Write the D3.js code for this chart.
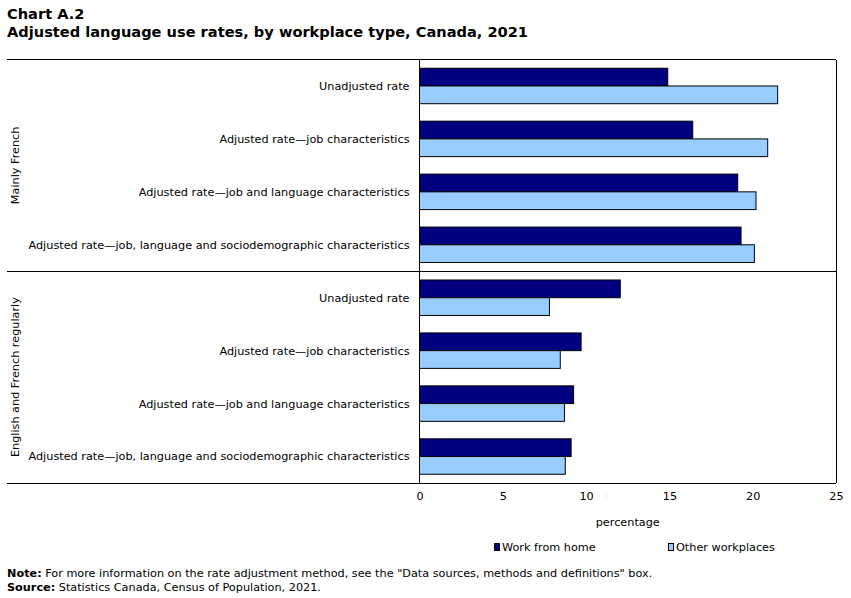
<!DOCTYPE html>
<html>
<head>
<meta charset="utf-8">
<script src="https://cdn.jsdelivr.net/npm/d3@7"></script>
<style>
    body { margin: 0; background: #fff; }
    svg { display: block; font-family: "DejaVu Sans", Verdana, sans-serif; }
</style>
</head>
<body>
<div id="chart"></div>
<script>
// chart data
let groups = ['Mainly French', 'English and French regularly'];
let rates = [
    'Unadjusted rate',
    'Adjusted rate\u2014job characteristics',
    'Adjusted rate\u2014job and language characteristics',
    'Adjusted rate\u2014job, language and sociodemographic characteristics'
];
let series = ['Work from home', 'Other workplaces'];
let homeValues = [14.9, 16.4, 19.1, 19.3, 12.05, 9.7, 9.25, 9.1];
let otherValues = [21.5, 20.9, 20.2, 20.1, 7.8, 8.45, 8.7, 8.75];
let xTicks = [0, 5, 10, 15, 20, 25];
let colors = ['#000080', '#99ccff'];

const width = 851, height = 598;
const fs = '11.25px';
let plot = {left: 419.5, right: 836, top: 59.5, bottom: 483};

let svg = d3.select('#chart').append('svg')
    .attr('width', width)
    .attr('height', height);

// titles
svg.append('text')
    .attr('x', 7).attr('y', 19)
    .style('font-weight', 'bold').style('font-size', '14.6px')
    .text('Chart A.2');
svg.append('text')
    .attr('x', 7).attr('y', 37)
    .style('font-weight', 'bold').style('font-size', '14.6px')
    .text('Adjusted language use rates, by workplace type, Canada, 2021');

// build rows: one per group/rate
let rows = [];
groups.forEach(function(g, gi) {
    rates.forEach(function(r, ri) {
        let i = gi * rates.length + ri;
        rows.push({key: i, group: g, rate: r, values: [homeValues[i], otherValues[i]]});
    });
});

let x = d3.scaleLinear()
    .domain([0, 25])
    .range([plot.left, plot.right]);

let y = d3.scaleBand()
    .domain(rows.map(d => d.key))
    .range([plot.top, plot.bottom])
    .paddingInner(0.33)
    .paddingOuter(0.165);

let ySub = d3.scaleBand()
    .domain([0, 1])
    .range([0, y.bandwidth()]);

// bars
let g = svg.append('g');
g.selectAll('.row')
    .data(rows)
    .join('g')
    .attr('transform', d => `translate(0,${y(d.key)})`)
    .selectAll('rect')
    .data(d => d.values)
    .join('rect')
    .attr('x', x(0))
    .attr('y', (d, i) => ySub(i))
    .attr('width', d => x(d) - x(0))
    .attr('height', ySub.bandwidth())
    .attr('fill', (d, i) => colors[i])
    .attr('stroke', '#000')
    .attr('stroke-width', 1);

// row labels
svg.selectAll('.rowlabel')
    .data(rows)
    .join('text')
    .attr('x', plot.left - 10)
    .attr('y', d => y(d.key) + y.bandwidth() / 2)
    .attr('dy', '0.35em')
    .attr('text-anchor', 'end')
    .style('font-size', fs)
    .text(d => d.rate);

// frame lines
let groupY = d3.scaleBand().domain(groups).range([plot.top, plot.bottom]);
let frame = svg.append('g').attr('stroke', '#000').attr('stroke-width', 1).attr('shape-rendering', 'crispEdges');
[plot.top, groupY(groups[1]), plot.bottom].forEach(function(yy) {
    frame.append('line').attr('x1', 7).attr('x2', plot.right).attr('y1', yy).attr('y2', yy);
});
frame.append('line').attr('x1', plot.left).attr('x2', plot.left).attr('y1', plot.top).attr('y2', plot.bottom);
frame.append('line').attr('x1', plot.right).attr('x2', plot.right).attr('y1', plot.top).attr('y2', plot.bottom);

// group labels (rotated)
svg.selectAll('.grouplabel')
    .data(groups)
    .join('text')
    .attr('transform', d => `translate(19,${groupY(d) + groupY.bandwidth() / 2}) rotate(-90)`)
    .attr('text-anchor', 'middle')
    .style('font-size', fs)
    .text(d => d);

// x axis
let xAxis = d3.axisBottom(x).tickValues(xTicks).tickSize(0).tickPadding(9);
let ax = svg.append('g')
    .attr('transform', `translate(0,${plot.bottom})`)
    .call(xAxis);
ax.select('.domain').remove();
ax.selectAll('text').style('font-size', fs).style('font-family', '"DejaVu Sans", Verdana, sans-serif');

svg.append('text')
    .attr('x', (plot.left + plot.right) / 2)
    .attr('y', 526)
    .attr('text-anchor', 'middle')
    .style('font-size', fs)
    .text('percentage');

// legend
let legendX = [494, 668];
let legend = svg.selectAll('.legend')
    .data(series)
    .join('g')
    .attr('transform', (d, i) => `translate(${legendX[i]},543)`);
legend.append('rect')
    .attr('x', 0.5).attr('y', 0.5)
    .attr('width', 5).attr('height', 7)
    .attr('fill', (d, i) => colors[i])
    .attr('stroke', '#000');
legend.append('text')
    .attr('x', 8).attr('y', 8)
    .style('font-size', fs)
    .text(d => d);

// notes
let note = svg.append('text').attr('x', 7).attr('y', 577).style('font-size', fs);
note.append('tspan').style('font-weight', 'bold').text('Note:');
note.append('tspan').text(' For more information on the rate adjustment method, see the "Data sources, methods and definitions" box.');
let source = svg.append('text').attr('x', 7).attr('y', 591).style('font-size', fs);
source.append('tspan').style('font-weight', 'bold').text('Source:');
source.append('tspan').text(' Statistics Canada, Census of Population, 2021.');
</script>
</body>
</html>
....
Retype everything in the material word for word, minus pictures.

Write the D3.js code for this chart.
<!DOCTYPE html>
<html>
<head>
<meta charset="utf-8">
<script src="https://cdn.jsdelivr.net/npm/d3@7"></script>
<style>
    body { margin: 0; background: #fff; }
    svg { display: block; font-family: "DejaVu Sans", Verdana, sans-serif; }
</style>
</head>
<body>
<div id="chart"></div>
<script>
// chart data
let groups = ['Mainly French', 'English and French regularly'];
let rates = [
    'Unadjusted rate',
    'Adjusted rate\u2014job characteristics',
    'Adjusted rate\u2014job and language characteristics',
    'Adjusted rate\u2014job, language and sociodemographic characteristics'
];
let series = ['Work from home', 'Other workplaces'];
let homeValues = [14.9, 16.4, 19.1, 19.3, 12.05, 9.7, 9.25, 9.1];
let otherValues = [21.5, 20.9, 20.2, 20.1, 7.8, 8.45, 8.7, 8.75];
let xTicks = [0, 5, 10, 15, 20, 25];
let colors = ['#000080', '#99ccff'];

const width = 851, height = 598;
const fs = '11.25px';
let plot = {left: 419.5, right: 836, top: 59.5, bottom: 483};

let svg = d3.select('#chart').append('svg')
    .attr('width', width)
    .attr('height', height);

// titles
svg.append('text')
    .attr('x', 7).attr('y', 19)
    .style('font-weight', 'bold').style('font-size', '14.6px')
    .text('Chart A.2');
svg.append('text')
    .attr('x', 7).attr('y', 37)
    .style('font-weight', 'bold').style('font-size', '14.6px')
    .text('Adjusted language use rates, by workplace type, Canada, 2021');

// build rows: one per group/rate
let rows = [];
groups.forEach(function(g, gi) {
    rates.forEach(function(r, ri) {
        let i = gi * rates.length + ri;
        rows.push({key: i, group: g, rate: r, values: [homeValues[i], otherValues[i]]});
    });
});

let x = d3.scaleLinear()
    .domain([0, 25])
    .range([plot.left, plot.right]);

let y = d3.scaleBand()
    .domain(rows.map(d => d.key))
    .range([plot.top, plot.bottom])
    .paddingInner(0.33)
    .paddingOuter(0.165);

let ySub = d3.scaleBand()
    .domain([0, 1])
    .range([0, y.bandwidth()]);

// bars
let g = svg.append('g');
g.selectAll('.row')
    .data(rows)
    .join('g')
    .attr('transform', d => `translate(0,${y(d.key)})`)
    .selectAll('rect')
    .data(d => d.values)
    .join('rect')
    .attr('x', x(0))
    .attr('y', (d, i) => ySub(i))
    .attr('width', d => x(d) - x(0))
    .attr('height', ySub.bandwidth())
    .attr('fill', (d, i) => colors[i])
    .attr('stroke', '#000')
    .attr('stroke-width', 1);

// row labels
svg.selectAll('.rowlabel')
    .data(rows)
    .join('text')
    .attr('x', plot.left - 10)
    .attr('y', d => y(d.key) + y.bandwidth() / 2)
    .attr('dy', '0.35em')
    .attr('text-anchor', 'end')
    .style('font-size', fs)
    .text(d => d.rate);

// frame lines
let groupY = d3.scaleBand().domain(groups).range([plot.top, plot.bottom]);
let frame = svg.append('g').attr('stroke', '#000').attr('stroke-width', 1).attr('shape-rendering', 'crispEdges');
[plot.top, groupY(groups[1]), plot.bottom].forEach(function(yy) {
    frame.append('line').attr('x1', 7).attr('x2', plot.right).attr('y1', yy).attr('y2', yy);
});
frame.append('line').attr('x1', plot.left).attr('x2', plot.left).attr('y1', plot.top).attr('y2', plot.bottom);
frame.append('line').attr('x1', plot.right).attr('x2', plot.right).attr('y1', plot.top).attr('y2', plot.bottom);

// group labels (rotated)
svg.selectAll('.grouplabel')
    .data(groups)
    .join('text')
    .attr('transform', d => `translate(19,${groupY(d) + groupY.bandwidth() / 2}) rotate(-90)`)
    .attr('text-anchor', 'middle')
    .style('font-size', fs)
    .text(d => d);

// x axis
let xAxis = d3.axisBottom(x).tickValues(xTicks).tickSize(0).tickPadding(9);
let ax = svg.append('g')
    .attr('transform', `translate(0,${plot.bottom})`)
    .call(xAxis);
ax.select('.domain').remove();
ax.selectAll('text').style('font-size', fs).style('font-family', '"DejaVu Sans", Verdana, sans-serif');

svg.append('text')
    .attr('x', (plot.left + plot.right) / 2)
    .attr('y', 526)
    .attr('text-anchor', 'middle')
    .style('font-size', fs)
    .text('percentage');

// legend
let legendX = [494, 668];
let legend = svg.selectAll('.legend')
    .data(series)
    .join('g')
    .attr('transform', (d, i) => `translate(${legendX[i]},543)`);
legend.append('rect')
    .attr('x', 0.5).attr('y', 0.5)
    .attr('width', 5).attr('height', 7)
    .attr('fill', (d, i) => colors[i])
    .attr('stroke', '#000');
legend.append('text')
    .attr('x', 8).attr('y', 8)
    .style('font-size', fs)
    .text(d => d);

// notes
let note = svg.append('text').attr('x', 7).attr('y', 577).style('font-size', fs);
note.append('tspan').style('font-weight', 'bold').text('Note:');
note.append('tspan').text(' For more information on the rate adjustment method, see the "Data sources, methods and definitions" box.');
let source = svg.append('text').attr('x', 7).attr('y', 591).style('font-size', fs);
source.append('tspan').style('font-weight', 'bold').text('Source:');
source.append('tspan').text(' Statistics Canada, Census of Population, 2021.');
</script>
</body>
</html>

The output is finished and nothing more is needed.